How Public Is the Public Domain? The Perpetual Protection of Inventions, Designs and Works by Trademarks

Köklü, KayaHow Public Is the Public Domain? The Perpetual Protection of Inventions, Designs and Works by Trademarks in: Hanns Ullrich et al. (Hg.), TRIPS plus 20 - From Trade Rules to Market Principles (MPI Studies on Intellectual Property and Competition Law, 25), Springer, Heidelberg; Berlin 2016, 561 - 599 (gemeinsam mit Sylvie Nérisson).

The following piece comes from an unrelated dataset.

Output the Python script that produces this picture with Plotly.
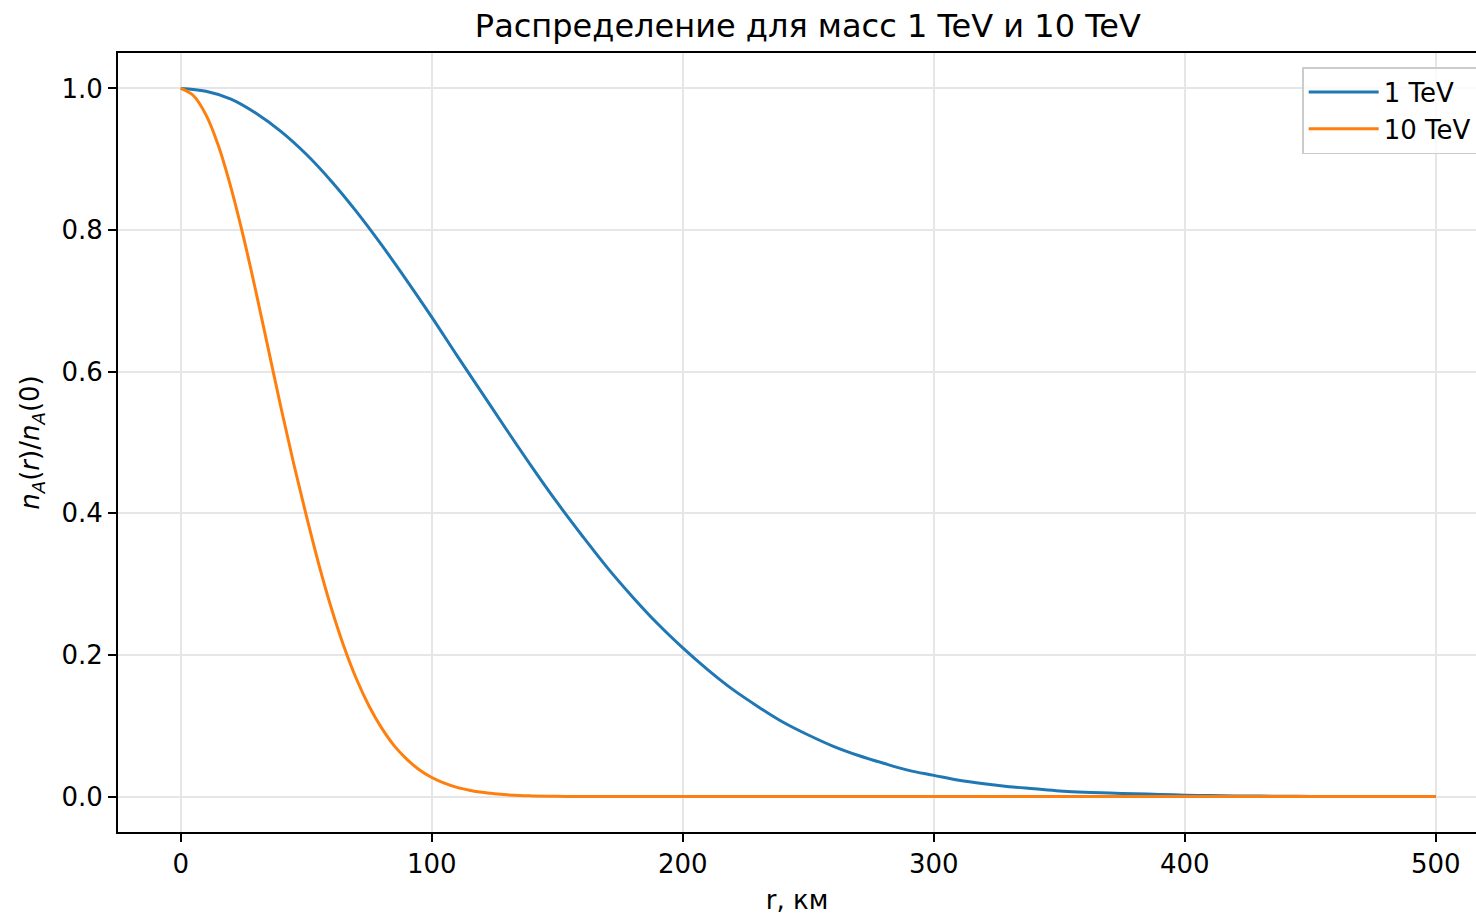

There are plenty of trademarks consisting of product shapes that effectively deter competition, although the original work or the invention giving the shape to the product (and to the trademark) is already in the public domain and should be free to be used by anyone. Trademark laws typically contain provisions declaring certain kinds of trademarks not protectable on the basis of absolute grounds for refusal. However, the legal practice reveals that these mechanisms within the trademark laws are not sufficient to safeguard the public domain. Companies frequently try to deter free competition by registering trademarks consisting of the shape of a product after they lose the exclusivity in the patent, industrial design or work that gave its value to the product and meanwhile belongs to the public domain. This problem occurs in particular in relation to popular inventions, but also to designs or characters of works that are of high commercial value. Not only in developing countries, courts seem to hesitate assessing an invention, design or work to be part of the public domain if the popularity and value of the product are significant. The most appropriate approach to solve this problem is to introduce an international mandatory regulation that overarches all intellectual property rights and explicitly safeguards the public domain. Such general principle in international law should particularly ensure that the free use of inventions, designs or works is not affected by trademarks once the underlying intellectual property right expires.